Olivier Debré
b. 1920, Paris, France
d. 1999, Paris, France
Olivier Debré was born in Paris, France, to an artistic, bourgeois family. After his mother passed when he was nine years old, his father encouraged him to paint and draw as a way of coping with grief. After attending some of the best schools in France, including the Lycee Louis-le-Grand in Paris and the Faculty of Letters at the Sorbonne, Debré decided to pursue architecture.

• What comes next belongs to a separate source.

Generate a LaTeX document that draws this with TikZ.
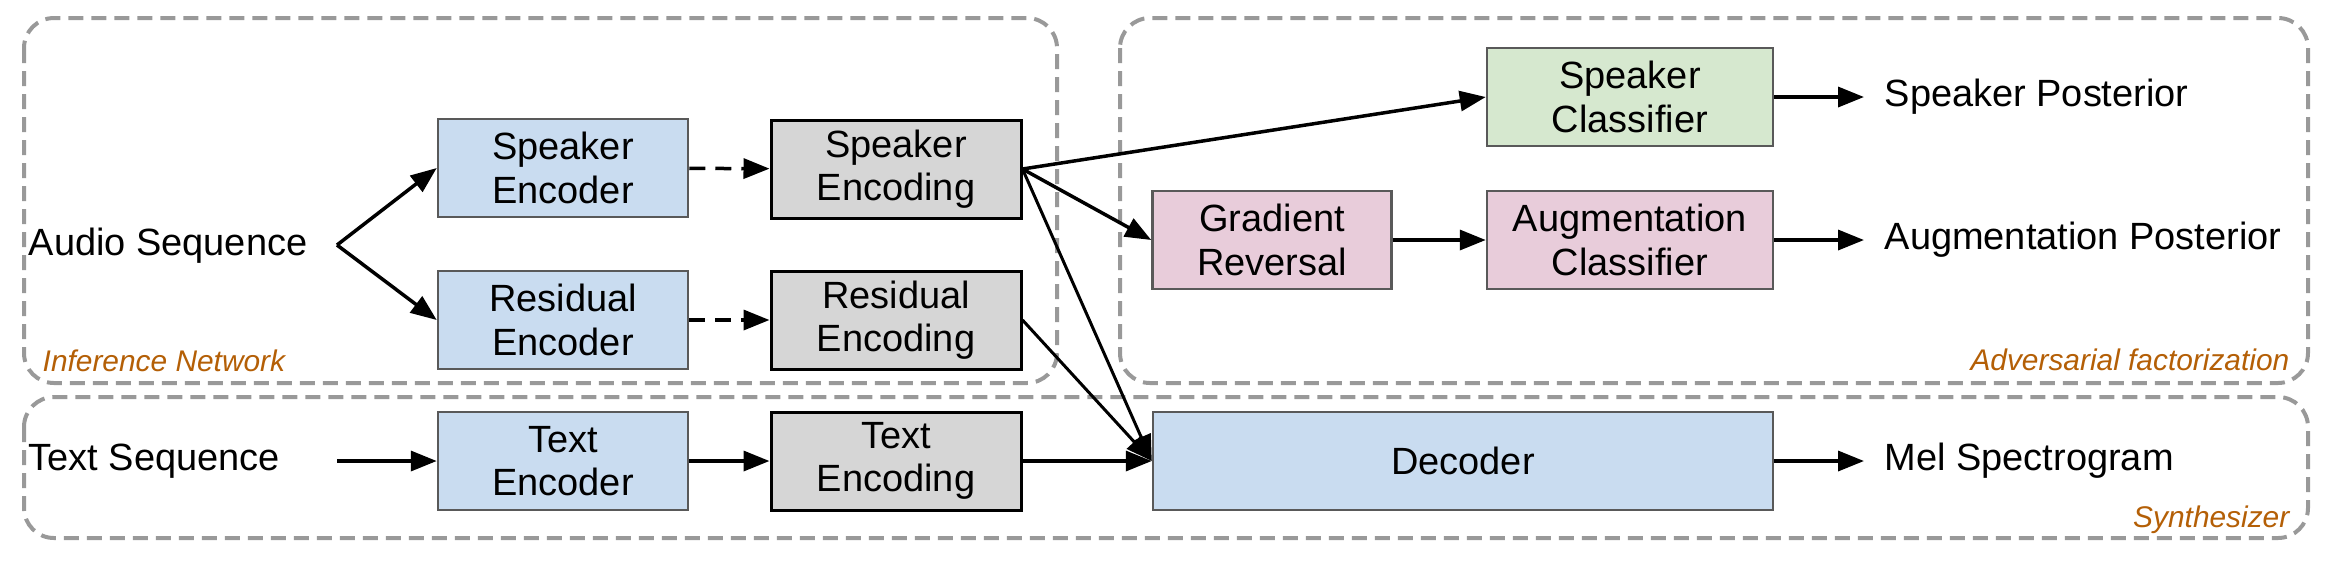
\documentclass[tikz,border=0pt]{standalone}
\usepackage{fontspec}
\setmainfont{Liberation Sans}
\usetikzlibrary{arrows.meta}

\definecolor{encblue}{HTML}{C9DCF0}
\definecolor{embgray}{HTML}{D6D6D6}
\definecolor{clsgreen}{HTML}{D6E8CF}
\definecolor{advpink}{HTML}{E8CCDA}
\definecolor{lblorange}{HTML}{B45F06}
\definecolor{framegray}{HTML}{999999}

\begin{document}
\begin{tikzpicture}[x=0.1mm, y=-0.1mm,
  box/.style={rectangle, draw=black!65, line width=0.25mm, minimum width=25mm,
    minimum height=9.8mm, inner sep=0pt, align=center,
    font=\fontsize{10.8}{12.4}\selectfont},
  outtext/.style={inner sep=2mm, font=\fontsize{10.8}{12.4}\selectfont},
  groupframe/.style={draw=framegray, line width=0.4mm,
    dash pattern=on 1.5mm off 0.8mm, rounded corners=3mm},
  grouplabel/.style={text=lblorange, inner sep=0pt,
    font=\fontsize{8.5}{10}\selectfont\itshape},
  arr/.style={line width=0.35mm, -{Triangle[length=2.6mm, width=2mm]}},
]

\useasboundingbox (0,0) rectangle (2338,564);

% Group frames
\draw[groupframe] (24,18) rectangle (1057,383);
\draw[groupframe] (1120,18) rectangle (2308,383);
\draw[groupframe] (24,397) rectangle (2308,538);

% Group labels
\node[grouplabel, anchor=west] (lblinf) at (42,361) {Inference Network};
\node[grouplabel, anchor=east] (lbladv) at (2290,360) {Adversarial factorization};
\node[grouplabel, anchor=east] (lblsyn) at (2290,520) {Synthesizer};

% Inputs
\node[outtext, anchor=west, inner sep=0pt] (audio) at (28,246) {Audio Sequence};
\node[outtext, anchor=west, inner sep=0pt] (textseq) at (28,461) {Text Sequence};
\coordinate (split) at (337,245);
\coordinate (txtstart) at (337,461);

% Encoders and encodings
\node[box, fill=encblue] (spkenc) at (563,168) {Speaker\\Encoder};
\node[box, fill=encblue] (resenc) at (563,320) {Residual\\Encoder};
\node[box, fill=encblue] (txtenc) at (563,461) {Text\\Encoder};
\node[box, fill=embgray, draw=black, line width=0.3mm] (spkemb) at (896,169) {Speaker\\Encoding};
\node[box, fill=embgray, draw=black, line width=0.3mm] (resemb) at (896,320) {Residual\\Encoding};
\node[box, fill=embgray, draw=black, line width=0.3mm] (txtemb) at (896,461) {Text\\Encoding};

% Adversarial part and decoder
\node[box, fill=clsgreen, minimum width=28.6mm] (spkcls) at (1630,97) {Speaker\\Classifier};
\node[box, fill=advpink, minimum width=23.9mm] (gradrev) at (1272,240) {Gradient\\Reversal};
\node[box, fill=advpink, minimum width=28.6mm] (augcls) at (1630,240) {Augmentation\\Classifier};
\node[box, fill=encblue, minimum width=62mm] (decoder) at (1463,461) {Decoder};

% Outputs
\node[outtext, anchor=west] (spkpost) at (1864,97) {Speaker Posterior};
\node[outtext, anchor=west] (augpost) at (1864,240) {Augmentation Posterior};
\node[outtext, anchor=west] (melspec) at (1864,461) {Mel Spectrogram};

% Connectors
\draw[arr] (split) -- (spkenc.west);
\draw[arr] (split) -- (resenc.west);
\draw[arr, dash pattern=on 1.6mm off 1mm] (spkenc) -- (spkemb);
\draw[arr, dash pattern=on 1.6mm off 1mm] (resenc) -- (resemb);
\draw[arr] (txtstart) -- (txtenc);
\draw[arr] (txtenc) -- (txtemb);
\draw[arr] (txtemb) -- (decoder);
\draw[arr] (spkemb.east) -- (spkcls.west);
\draw[arr] (spkemb.east) -- (gradrev.west);
\draw[arr, line width=0.3mm] (spkemb.east) -- (decoder.west);
\draw[arr, line width=0.3mm] (resemb.east) -- (decoder.west);
\draw[arr] (gradrev) -- (augcls);
\draw[arr] (spkcls) -- (spkpost);
\draw[arr] (augcls) -- (augpost);
\draw[arr] (decoder) -- (melspec);

\end{tikzpicture}
\end{document}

Inspired by Le Courbusier, Debré enrolled at the École Normale Supérieure des Beaux Arts in 1938 and was training to become an architect before changing course to become a painter. Debré credits Pablo Picasso for his transition from figurative painting to Abstract Expressionism, who visited his first exhibition in 1941 and encouraged him to explore abstraction. Today, Olivier Debré is best known for his large-scale Color Field paintings. His exultant abstractions are reminiscent of the works of both Hans Hartung and Pierre Soulages. Throughout his career, Debré produced cavernous interior stage sets for established theaters, including the Hong Kong Opera, Parisian Comédie Française, and Théâtre des Abbesse. The artist described his painting as "fervent abstraction" because it arouses emotions. Debré was ultimately interested in how he could express a concept without using illustration or figuration.
Olivier Debré’s works are collected all over the world, and are housed in museums such as the Centre Pompidou, Paris; the Musée d’Histoire et d’Art de Luxembourg; the Philips Collection, Washington, D.C.; the Taipei Fine Art Museum; as well as in private collections and prestigious foundations such as the Fondation Gandur pour l’Art, Geneva.